=== Provided material ===
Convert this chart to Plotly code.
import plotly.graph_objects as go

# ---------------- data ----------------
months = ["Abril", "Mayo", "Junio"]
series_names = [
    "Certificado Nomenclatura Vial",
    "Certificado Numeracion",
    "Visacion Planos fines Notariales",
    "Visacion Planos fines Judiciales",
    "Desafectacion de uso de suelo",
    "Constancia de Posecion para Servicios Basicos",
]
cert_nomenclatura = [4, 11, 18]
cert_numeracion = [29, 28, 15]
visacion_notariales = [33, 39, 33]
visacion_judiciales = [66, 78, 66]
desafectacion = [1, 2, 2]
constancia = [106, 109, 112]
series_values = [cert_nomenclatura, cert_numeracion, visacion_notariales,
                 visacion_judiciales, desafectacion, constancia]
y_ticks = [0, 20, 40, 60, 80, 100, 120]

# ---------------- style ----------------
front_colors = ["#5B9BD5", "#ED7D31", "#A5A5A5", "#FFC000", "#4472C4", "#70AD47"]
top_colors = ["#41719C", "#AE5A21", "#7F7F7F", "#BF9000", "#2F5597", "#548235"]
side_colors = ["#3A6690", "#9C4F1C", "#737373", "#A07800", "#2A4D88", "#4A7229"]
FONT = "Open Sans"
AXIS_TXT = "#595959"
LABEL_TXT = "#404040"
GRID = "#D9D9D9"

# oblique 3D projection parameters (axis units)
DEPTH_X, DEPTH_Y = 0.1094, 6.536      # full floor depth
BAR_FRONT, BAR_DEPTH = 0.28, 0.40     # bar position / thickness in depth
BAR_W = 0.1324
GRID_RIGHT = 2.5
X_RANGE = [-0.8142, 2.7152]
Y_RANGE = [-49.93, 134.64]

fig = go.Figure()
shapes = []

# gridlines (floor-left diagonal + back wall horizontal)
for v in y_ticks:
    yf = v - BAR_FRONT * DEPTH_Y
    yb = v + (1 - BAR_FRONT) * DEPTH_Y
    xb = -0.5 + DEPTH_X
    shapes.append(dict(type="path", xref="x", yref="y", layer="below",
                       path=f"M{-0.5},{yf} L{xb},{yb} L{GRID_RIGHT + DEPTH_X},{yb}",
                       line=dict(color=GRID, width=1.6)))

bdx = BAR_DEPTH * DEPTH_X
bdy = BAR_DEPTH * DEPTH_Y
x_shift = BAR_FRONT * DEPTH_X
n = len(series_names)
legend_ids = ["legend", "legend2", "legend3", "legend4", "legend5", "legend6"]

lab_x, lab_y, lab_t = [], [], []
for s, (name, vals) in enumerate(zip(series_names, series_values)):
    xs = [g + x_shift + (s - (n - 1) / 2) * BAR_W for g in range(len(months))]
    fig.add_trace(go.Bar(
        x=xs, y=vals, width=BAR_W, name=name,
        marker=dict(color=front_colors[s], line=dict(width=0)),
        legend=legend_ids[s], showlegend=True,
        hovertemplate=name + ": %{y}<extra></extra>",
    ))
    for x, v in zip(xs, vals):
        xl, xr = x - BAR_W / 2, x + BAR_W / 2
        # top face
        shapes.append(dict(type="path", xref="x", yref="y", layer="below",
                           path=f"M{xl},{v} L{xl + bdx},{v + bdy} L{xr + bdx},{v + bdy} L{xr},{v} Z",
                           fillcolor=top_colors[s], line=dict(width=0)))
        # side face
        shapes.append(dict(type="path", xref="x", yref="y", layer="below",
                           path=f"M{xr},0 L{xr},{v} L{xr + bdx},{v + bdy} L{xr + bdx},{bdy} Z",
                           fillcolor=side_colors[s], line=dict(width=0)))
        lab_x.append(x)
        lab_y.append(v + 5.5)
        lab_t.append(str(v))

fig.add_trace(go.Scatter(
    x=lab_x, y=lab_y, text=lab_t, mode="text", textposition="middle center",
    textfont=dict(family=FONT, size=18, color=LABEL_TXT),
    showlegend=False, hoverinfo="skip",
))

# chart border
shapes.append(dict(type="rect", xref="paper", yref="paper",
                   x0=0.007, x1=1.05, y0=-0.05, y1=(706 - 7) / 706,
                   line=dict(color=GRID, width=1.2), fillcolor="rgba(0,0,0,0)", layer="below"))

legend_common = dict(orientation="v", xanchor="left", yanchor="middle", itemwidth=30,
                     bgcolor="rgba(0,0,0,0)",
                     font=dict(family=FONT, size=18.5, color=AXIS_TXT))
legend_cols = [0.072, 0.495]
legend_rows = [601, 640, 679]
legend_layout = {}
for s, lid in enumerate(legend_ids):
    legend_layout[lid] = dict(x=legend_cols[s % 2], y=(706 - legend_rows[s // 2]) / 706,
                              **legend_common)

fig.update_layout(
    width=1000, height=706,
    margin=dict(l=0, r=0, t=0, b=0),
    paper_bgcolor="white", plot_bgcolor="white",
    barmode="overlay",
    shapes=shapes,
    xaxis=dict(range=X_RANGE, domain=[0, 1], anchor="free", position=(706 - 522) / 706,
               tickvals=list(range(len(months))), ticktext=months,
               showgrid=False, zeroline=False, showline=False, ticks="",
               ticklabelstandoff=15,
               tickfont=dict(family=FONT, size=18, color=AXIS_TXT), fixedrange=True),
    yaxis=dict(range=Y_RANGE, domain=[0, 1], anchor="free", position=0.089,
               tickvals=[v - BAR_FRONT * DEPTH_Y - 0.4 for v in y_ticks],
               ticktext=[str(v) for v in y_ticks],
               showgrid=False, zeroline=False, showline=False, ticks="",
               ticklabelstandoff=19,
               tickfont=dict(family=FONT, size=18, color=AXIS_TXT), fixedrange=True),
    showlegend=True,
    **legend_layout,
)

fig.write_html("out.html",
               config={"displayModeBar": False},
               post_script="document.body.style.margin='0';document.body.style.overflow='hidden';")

=== Task prompt ===
Write out exactly the lines from the start of the material through the line with "y_ticks = [0, 20, 40, 60, 80, 100, 120]". No other output is expected.

=== Task response ===
Convert this chart to Plotly code.
import plotly.graph_objects as go

# ---------------- data ----------------
months = ["Abril", "Mayo", "Junio"]
series_names = [
    "Certificado Nomenclatura Vial",
    "Certificado Numeracion",
    "Visacion Planos fines Notariales",
    "Visacion Planos fines Judiciales",
    "Desafectacion de uso de suelo",
    "Constancia de Posecion para Servicios Basicos",
]
cert_nomenclatura = [4, 11, 18]
cert_numeracion = [29, 28, 15]
visacion_notariales = [33, 39, 33]
visacion_judiciales = [66, 78, 66]
desafectacion = [1, 2, 2]
constancia = [106, 109, 112]
series_values = [cert_nomenclatura, cert_numeracion, visacion_notariales,
                 visacion_judiciales, desafectacion, constancia]
y_ticks = [0, 20, 40, 60, 80, 100, 120]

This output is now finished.